[Entries with chart source code]
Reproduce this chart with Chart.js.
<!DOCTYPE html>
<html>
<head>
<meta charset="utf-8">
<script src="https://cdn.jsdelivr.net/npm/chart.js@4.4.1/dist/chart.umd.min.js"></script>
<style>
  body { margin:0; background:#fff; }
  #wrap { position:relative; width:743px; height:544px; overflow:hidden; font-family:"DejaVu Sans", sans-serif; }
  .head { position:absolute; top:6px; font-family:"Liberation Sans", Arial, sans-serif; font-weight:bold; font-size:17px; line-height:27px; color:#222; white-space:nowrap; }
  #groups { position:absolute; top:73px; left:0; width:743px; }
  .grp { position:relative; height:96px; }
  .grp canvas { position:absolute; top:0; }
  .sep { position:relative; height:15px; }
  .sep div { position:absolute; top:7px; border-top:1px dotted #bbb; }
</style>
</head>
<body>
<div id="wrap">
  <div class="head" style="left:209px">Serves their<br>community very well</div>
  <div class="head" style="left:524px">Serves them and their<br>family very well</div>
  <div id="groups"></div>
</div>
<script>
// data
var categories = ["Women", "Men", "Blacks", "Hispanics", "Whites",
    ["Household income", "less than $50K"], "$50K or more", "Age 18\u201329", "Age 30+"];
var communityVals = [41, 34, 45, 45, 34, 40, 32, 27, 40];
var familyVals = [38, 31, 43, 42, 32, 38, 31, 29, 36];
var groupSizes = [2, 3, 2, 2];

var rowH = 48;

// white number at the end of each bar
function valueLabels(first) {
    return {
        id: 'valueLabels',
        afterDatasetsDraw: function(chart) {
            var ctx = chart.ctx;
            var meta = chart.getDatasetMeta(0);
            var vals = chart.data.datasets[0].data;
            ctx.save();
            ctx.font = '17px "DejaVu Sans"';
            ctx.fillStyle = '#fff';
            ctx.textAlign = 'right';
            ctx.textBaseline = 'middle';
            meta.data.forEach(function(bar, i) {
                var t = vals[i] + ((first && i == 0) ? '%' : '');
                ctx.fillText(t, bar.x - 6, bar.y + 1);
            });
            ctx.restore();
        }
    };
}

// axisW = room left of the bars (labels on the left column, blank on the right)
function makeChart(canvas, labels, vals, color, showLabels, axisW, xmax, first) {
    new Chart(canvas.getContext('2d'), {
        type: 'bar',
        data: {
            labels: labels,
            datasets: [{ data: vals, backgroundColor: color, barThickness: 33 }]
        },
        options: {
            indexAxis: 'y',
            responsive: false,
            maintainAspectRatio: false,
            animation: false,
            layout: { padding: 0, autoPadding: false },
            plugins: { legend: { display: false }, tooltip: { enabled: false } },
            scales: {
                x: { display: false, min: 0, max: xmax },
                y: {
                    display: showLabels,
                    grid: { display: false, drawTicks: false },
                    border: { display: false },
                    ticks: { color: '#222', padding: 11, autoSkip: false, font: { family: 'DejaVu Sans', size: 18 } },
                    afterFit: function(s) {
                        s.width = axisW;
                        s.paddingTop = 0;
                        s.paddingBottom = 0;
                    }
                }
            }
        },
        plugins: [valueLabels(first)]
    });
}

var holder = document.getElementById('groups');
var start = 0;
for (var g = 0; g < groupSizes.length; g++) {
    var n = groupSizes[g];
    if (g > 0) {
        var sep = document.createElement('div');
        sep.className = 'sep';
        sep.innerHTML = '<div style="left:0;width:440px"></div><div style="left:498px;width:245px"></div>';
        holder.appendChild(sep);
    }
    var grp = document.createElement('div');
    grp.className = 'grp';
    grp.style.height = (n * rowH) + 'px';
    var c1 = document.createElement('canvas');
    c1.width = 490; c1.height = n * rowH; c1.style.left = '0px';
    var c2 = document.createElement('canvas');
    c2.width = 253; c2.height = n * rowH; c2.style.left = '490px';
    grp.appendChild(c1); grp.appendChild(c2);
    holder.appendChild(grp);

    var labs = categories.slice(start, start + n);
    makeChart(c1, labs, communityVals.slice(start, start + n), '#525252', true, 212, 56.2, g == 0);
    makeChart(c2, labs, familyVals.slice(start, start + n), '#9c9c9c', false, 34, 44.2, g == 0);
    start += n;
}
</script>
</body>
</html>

--

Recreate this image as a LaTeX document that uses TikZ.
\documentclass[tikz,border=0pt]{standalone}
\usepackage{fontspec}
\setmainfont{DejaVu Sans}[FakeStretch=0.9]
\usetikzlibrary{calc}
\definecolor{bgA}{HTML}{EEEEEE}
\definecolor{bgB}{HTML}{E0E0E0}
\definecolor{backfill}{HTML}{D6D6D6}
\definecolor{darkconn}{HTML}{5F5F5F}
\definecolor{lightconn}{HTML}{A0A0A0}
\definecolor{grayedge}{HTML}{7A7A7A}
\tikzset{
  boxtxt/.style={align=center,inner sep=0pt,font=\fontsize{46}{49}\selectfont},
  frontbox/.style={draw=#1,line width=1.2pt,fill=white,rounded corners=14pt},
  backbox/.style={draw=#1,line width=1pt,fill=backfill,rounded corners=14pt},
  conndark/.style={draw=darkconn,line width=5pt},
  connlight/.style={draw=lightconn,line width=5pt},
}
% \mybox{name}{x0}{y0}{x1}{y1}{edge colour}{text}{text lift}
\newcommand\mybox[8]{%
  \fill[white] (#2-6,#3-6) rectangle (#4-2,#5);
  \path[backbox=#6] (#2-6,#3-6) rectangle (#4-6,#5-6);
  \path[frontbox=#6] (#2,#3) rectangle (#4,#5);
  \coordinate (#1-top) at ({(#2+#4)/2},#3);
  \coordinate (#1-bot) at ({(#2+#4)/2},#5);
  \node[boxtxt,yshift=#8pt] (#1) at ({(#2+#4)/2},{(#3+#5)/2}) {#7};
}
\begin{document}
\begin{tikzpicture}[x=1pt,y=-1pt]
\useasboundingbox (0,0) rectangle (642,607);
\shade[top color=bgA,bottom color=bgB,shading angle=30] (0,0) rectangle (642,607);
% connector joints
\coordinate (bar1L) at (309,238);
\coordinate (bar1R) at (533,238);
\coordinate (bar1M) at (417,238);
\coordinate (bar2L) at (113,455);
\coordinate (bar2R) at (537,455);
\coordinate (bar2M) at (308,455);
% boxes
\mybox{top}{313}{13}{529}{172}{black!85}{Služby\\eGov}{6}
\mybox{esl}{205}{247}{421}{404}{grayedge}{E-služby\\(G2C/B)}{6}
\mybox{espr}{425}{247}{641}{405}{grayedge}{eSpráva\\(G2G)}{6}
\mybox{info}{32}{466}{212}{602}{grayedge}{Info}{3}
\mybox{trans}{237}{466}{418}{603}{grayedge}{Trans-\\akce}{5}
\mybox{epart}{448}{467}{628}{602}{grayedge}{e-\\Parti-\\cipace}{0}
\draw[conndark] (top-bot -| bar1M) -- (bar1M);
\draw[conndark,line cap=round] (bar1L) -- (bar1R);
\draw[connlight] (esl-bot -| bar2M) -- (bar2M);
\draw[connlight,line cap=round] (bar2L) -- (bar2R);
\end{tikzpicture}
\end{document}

### TASK PROMPT
Print exactly the lines above from the one with "Reproduce this chart with Chart.js." to the one with "var rowH = 48;", including both.

### SOLUTION TO THIS TASK
Reproduce this chart with Chart.js.
<!DOCTYPE html>
<html>
<head>
<meta charset="utf-8">
<script src="https://cdn.jsdelivr.net/npm/chart.js@4.4.1/dist/chart.umd.min.js"></script>
<style>
  body { margin:0; background:#fff; }
  #wrap { position:relative; width:743px; height:544px; overflow:hidden; font-family:"DejaVu Sans", sans-serif; }
  .head { position:absolute; top:6px; font-family:"Liberation Sans", Arial, sans-serif; font-weight:bold; font-size:17px; line-height:27px; color:#222; white-space:nowrap; }
  #groups { position:absolute; top:73px; left:0; width:743px; }
  .grp { position:relative; height:96px; }
  .grp canvas { position:absolute; top:0; }
  .sep { position:relative; height:15px; }
  .sep div { position:absolute; top:7px; border-top:1px dotted #bbb; }
</style>
</head>
<body>
<div id="wrap">
  <div class="head" style="left:209px">Serves their<br>community very well</div>
  <div class="head" style="left:524px">Serves them and their<br>family very well</div>
  <div id="groups"></div>
</div>
<script>
// data
var categories = ["Women", "Men", "Blacks", "Hispanics", "Whites",
    ["Household income", "less than $50K"], "$50K or more", "Age 18\u201329", "Age 30+"];
var communityVals = [41, 34, 45, 45, 34, 40, 32, 27, 40];
var familyVals = [38, 31, 43, 42, 32, 38, 31, 29, 36];
var groupSizes = [2, 3, 2, 2];

var rowH = 48;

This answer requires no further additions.